On Changing Mail Servers

My personal, non-blog-related domain has used Google Apps for email for years. In essence, one gets all the benefits of Google Mail (excellent spam filtering, IMAP/POP/SMTP, huge amount of storage, reliable infrastructure, etc.), but for one’s own domain. Very handy.
One of the advantages of having one’s own domain is that one is not bound to a specific email provider; one can change the back-end provider relatively easily and with essentially no disruption. Over the last 11 years, my personal domain has had probably half a dozen providers handling email, with Google Apps providing service for about the last four years.
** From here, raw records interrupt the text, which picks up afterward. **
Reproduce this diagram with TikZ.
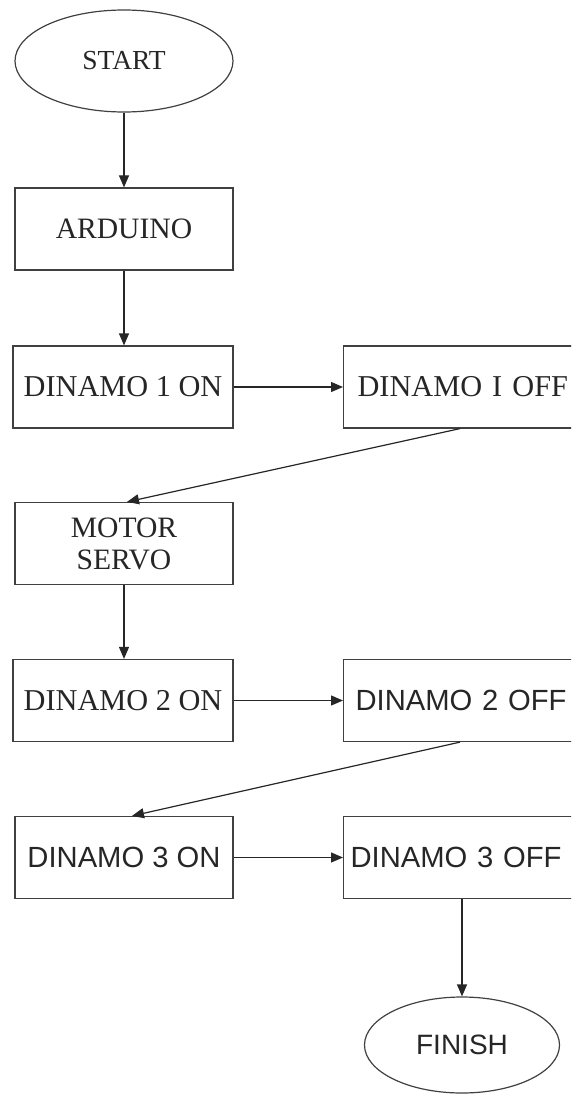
\documentclass[tikz,border=0pt]{standalone}
\usepackage{fontspec}
\setmainfont{Liberation Serif}
\newfontfamily\arialf{Liberation Sans}
\usetikzlibrary{shapes.geometric,arrows.meta}
\begin{document}
\begin{tikzpicture}[x=1pt,y=-1pt,
  line width=1.2pt,
  boxnode/.style={draw=black!75, rectangle, minimum height=82pt, inner sep=0pt,
    text=black!85, font=\fontsize{30.3}{32}\selectfont, align=center},
  sansbox/.style={boxnode, font=\arialf\fontsize{29.2}{32}\selectfont},
  offbox/.style={anchor=west, minimum width=240pt, text width=228pt, align=left, inner xsep=6pt},
  ovalnode/.style={draw=black!75, ellipse, inner sep=0pt, text=black!85},
  arr/.style={draw=black!85, -{Triangle[length=12pt,width=10pt]}}]
\useasboundingbox (0,0) rectangle (571,1094);
\clip (0,0) rectangle (571,1094);
\node[ovalnode, minimum width=218pt, minimum height=102pt, font=\fontsize{27.5}{30}\selectfont] (start) at (124,61) {START};
\node[boxnode, minimum width=218pt, font=\fontsize{29.6}{32}\selectfont] (arduino) at (124,229) {ARDUINO};
\node[boxnode, minimum width=220pt] (on1) at (123,387) {DINAMO 1 ON};
\node[boxnode, offbox, inner xsep=14pt, text width=212pt] (off1) at (343,387) {DINAMO I OFF};
\node[boxnode, minimum width=218pt, font=\fontsize{29.6}{32}\selectfont] (motor) at (124,543.5) {MOTOR\\SERVO};
\node[boxnode, minimum width=220pt] (on2) at (123,700.5) {DINAMO 2 ON};
\node[sansbox, offbox, inner xsep=12pt, text width=216pt] (off2) at (343,700.5) {DINAMO 2 OFF};
\node[sansbox, minimum width=218pt] (on3) at (124,857.5) {DINAMO 3 ON};
\node[sansbox, offbox, inner xsep=7pt, text width=226pt] (off3) at (343,857.5) {DINAMO 3 OFF};
\node[ovalnode, minimum width=195pt, minimum height=96pt, font=\arialf\fontsize{28}{30}\selectfont] (finish) at (462,1045) {FINISH};
\draw[arr] (start.south) -- (arduino.north);
\draw[arr] (arduino.south) -- (arduino.south |- on1.north);
\draw[arr] (on1.east) -- (off1.west);
\draw[arr] ([xshift=117pt]off1.south west) -- ([xshift=3pt]motor.north);
\draw[arr] (motor.south) -- (motor.south |- on2.north);
\draw[arr] (on2.east) -- (off2.west);
\draw[arr] ([xshift=117pt]off2.south west) -- ([xshift=8pt]on3.north);
\draw[arr] (on3.east) -- (off3.west);
\draw[arr] (off3.south west -| finish.north) -- (finish.north);
\end{tikzpicture}
\end{document}
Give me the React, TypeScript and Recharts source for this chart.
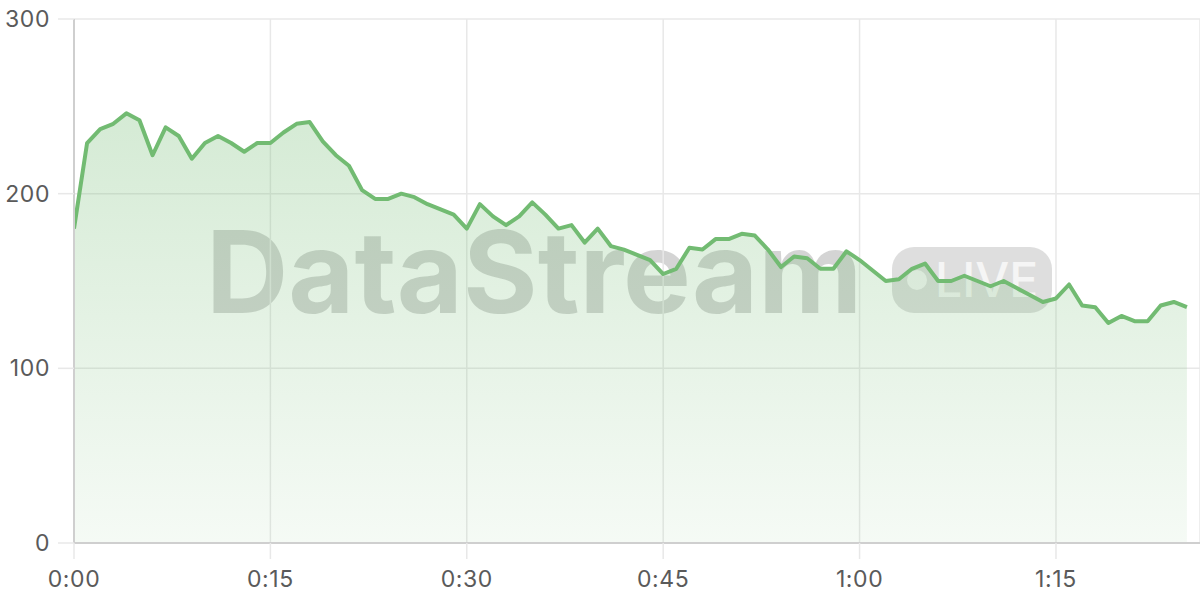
import React from "react";
import { AreaChart, Area, XAxis, YAxis, CartesianGrid } from "recharts";

const minutes = [
  0, 1, 2, 3, 4, 5, 6, 7, 8, 9, 10, 11, 12, 13, 14, 15, 16, 17, 18, 19, 20,
  21, 22, 23, 24, 25, 26, 27, 28, 29, 30, 31, 32, 33, 34, 35, 36, 37, 38, 39,
  40, 41, 42, 43, 44, 45, 46, 47, 48, 49, 50, 51, 52, 53, 54, 55, 56, 57, 58,
  59, 60, 61, 62, 63, 64, 65, 66, 67, 68, 69, 70, 71, 72, 73, 74, 75, 76, 77,
  78, 79, 80, 81, 82, 83, 84, 85,
];

const values = [
  180, 229, 237, 240, 246, 242, 222, 238, 233, 220, 229, 233, 229, 224, 229,
  229, 235, 240, 241, 230, 222, 216, 202, 197, 197, 200, 198, 194, 191, 188,
  180, 194, 187, 182, 187, 195, 188, 180, 182, 172, 180, 170, 168, 165, 162,
  154, 157, 169, 168, 174, 174, 177, 176, 168, 158, 164, 163, 157, 157, 167,
  162, 156, 150, 151, 157, 160, 150, 150, 153, 150, 147, 150, 146, 142, 138,
  140, 148, 136, 135, 126, 130, 127, 127, 136, 138, 135,
];

const xTicks = [0, 15, 30, 45, 60, 75];
const xTickLabels = ["0:00", "0:15", "0:30", "0:45", "1:00", "1:15"];
const yTicks = [0, 100, 200, 300];

const data = minutes.map((t, i) => ({ t, v: values[i] }));

const LINE = "#72bb72";
const GRID = "#e8e8e8";
const AXIS = "#cfcfcf";
const FONT = "Inter, 'Noto Sans', sans-serif";

export default function App() {
  return (
    <div
      style={{
        position: "absolute",
        left: 0,
        top: 0,
        width: 1200,
        height: 600,
        background: "#fff",
        overflow: "hidden",
      }}
    >
      {/* watermark behind chart */}
      <div
        style={{
          position: "absolute",
          left: 206,
          top: 202,
          fontFamily: FONT,
          fontWeight: 700,
          fontSize: 114,
          letterSpacing: 0,
          color: "rgba(0,0,0,0.17)",
          lineHeight: "140px",
          whiteSpace: "nowrap",
        }}
      >
        DataStream
      </div>
      <div
        style={{
          position: "absolute",
          left: 892,
          top: 247,
          width: 160,
          height: 66,
          borderRadius: 22,
          background: "rgba(0,0,0,0.13)",
        }}
      >
        <div
          style={{
            position: "absolute",
            left: 15,
            top: 23,
            width: 20,
            height: 20,
            borderRadius: 10,
            background: "rgba(255,255,255,0.72)",
          }}
        />
        <div
          style={{
            position: "absolute",
            left: 43,
            top: 0,
            height: 66,
            lineHeight: "66px",
            fontFamily: FONT,
            fontWeight: 500,
            fontSize: 48,
            color: "rgba(255,255,255,0.72)",
            whiteSpace: "nowrap",
          }}
        >
          LIVE
        </div>
      </div>
      <div style={{ position: "absolute", left: 0, top: 0 }}>
        <AreaChart
          width={1200}
          height={600}
          data={data}
          margin={{ top: 19, right: 0, left: 0, bottom: 0 }}
        >
          <defs>
            <linearGradient id="areaFill" x1="0" y1="0" x2="0" y2="1">
              <stop offset="0%" stopColor={LINE} stopOpacity={0.3} />
              <stop offset="100%" stopColor={LINE} stopOpacity={0.07} />
            </linearGradient>
          </defs>
          <CartesianGrid stroke={GRID} strokeWidth={1.5} />
          <XAxis
            dataKey="t"
            type="number"
            domain={[0, 86]}
            ticks={xTicks}
            tickFormatter={(v: number) => xTickLabels[xTicks.indexOf(v)] ?? ""}
            height={57}
            tickSize={16}
            tickMargin={12}
            axisLine={{ stroke: AXIS, strokeWidth: 2 }}
            tickLine={{ stroke: GRID, strokeWidth: 1.5 }}
            tick={{ fill: "#5a5a5a", fontSize: 23, fontFamily: FONT, letterSpacing: 0.6 }}
            allowDataOverflow
          />
          <YAxis
            type="number"
            domain={[0, 300]}
            ticks={yTicks}
            width={74}
            tickSize={16}
            tickMargin={8}
            axisLine={{ stroke: AXIS, strokeWidth: 2 }}
            tickLine={{ stroke: GRID, strokeWidth: 1.5 }}
            tick={{ fill: "#5a5a5a", fontSize: 23, fontFamily: FONT, letterSpacing: 0.6 }}
          />
          <Area
            type="linear"
            dataKey="v"
            stroke={LINE}
            strokeWidth={4}
            strokeLinejoin="round"
            fill="url(#areaFill)"
            fillOpacity={1}
            dot={false}
            activeDot={false}
            isAnimationActive={false}
          />
        </AreaChart>
      </div>
    </div>
  );
}
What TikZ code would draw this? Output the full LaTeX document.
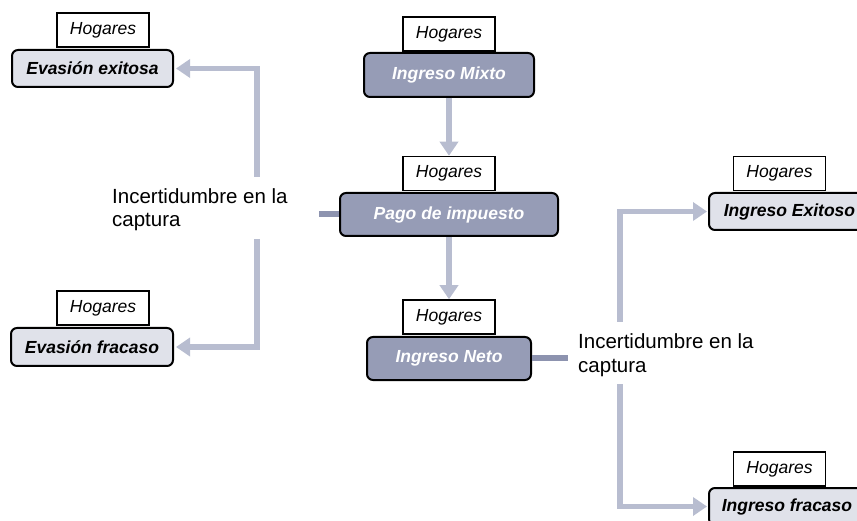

While I’ve been quite satisfied with Google Apps (( Although there are a few quirks when using IMAP due to the fact that Gmail uses “labels” instead of “folders”, they’re minor and easily adapted to. )), I always like to check out alternatives at intervals, much like I do with car insurance.
Fortunately, Google makes moving away from their services extremely easy: it’s trivial to move mail to the new server by IMAP, and a few simple changes to my DNS records now direct mail to the new server. Everything was done with about 5 minutes of work.
There’s two quirks with moving away from Google Mail, though.
The first is that Google Mail is primarily web-based, and offers IMAP/POP service as a feature, while the new service is primarily IMAP/POP with webmail as a feature, and so their webmail is pretty basic.
The second is that Google has excellent spam filtering, mostly based on the input of its brazillions of users marking messages as spam or not spam. The filtering takes place on the server side, which keeps spam levels in one’s inbox to a minimum regardless of whether one uses webmail or IMAP/POP. Marking messages as spam or not spam is trivial and totally in-band (click a button on the webmail interface, move the message to an IMAP folder if using a client).
The new provider offers some server-side filtering, but it’s nowhere near as good as Google’s, and using the server-side filtering requires identifying spam or non-spam via out-of-bound methods (clicking a link in the email, which opens a browser window) which is a bit tedious. I can do better filtering on the client side, but that means that accessing my email with the webmail interface (which doesn’t have the filtering ability of my mail client) results in a massive amount of spam polluting the folder.
Slightly frustrating, to say the least.
I’ll give this other provider a few more days to see if their spam filtering can adapt to deal with the onslaught, but for my purposes (mostly webmail, with occasional IMAP use), Google Apps’ service appears to be better. However, in the event that Google turns to the dark side, it’s good to know there’s options.